Петроград в «Двенадцати» предстает в серии импрессионистских зарисовок: хлесткий ветер раскачивает огромные политические плакаты, снег, гололедица, стрельба и грабежи на улицах. Несмотря на мистический образ Христа, все это выглядело весьма натуралистично, местами подчеркнуто грубо и вульгарно; поэтому произведение Блока подняли на щит и сторонники, и враги нового режима. Некоторые видели в «Двенадцати» карикатуру на разбойников-большевиков. Других шокировало, что у Блока красногвардейцев по Петрограду ведет Христос. Один писатель в письме своему приятелю негодовал: «А вот и я, и многие миллионы людей сейчас видят что-то другое, совсем не то, чему учил Христос. Так с какой же стати ему вести эту банду? Увидишь Блока, спроси его об этом».

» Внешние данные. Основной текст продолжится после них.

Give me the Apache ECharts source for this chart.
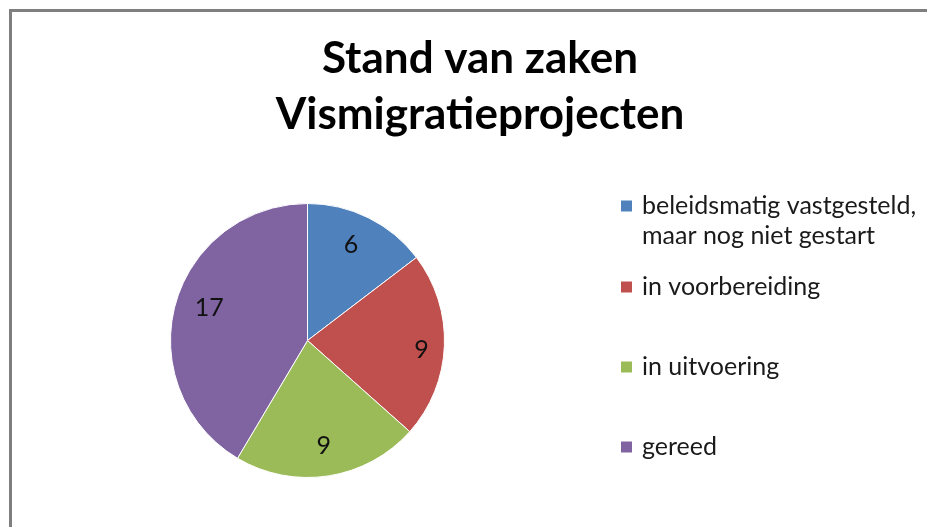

Политические позиции Блока и Ахматовой в этот момент резко разошлись. С начала большевистской революции Ахматова печаталась в либеральных газетах антикоммунистического направления, вскоре закрытых властями. Она также читала свои стихи на митингах с отчетливым антибольшевистским характером.

На одном из них, организованном с целью поддержки политических заключенных, жертв большевистского террора, прошедшем под шапкой «Утро о России», Ахматова читала свое старое стихотворение «Молитва», в новых условиях приобретшее еще более зловещий оттенок. Выступала она в окружении своих друзей: в том же антибольшевистском концерте танцевала Ольга Судейкина и играл на рояле Артур Лурье. Блоку, на собрание это, разумеется, не пошедшему, рассказали, что публика кричала по его адресу: «Изменник!»

Показательно, что Ахматова также отказалась участвовать в другом литературном вечере, когда узнала, что в той же программе будут декламировать «Двенадцать». В своей записной книжке глубоко удрученный Блок назвал это «поразительным известием».

Позднее Ахматова, вспоминая о Петербурге после большевистской революции, утверждала: «Город не просто изменился, а решительно превратился в свою противоположность». Из сходных наблюдений за агонизирующим Петроградом Ахматова и Блок делали, однако, прямо противоположные выводы.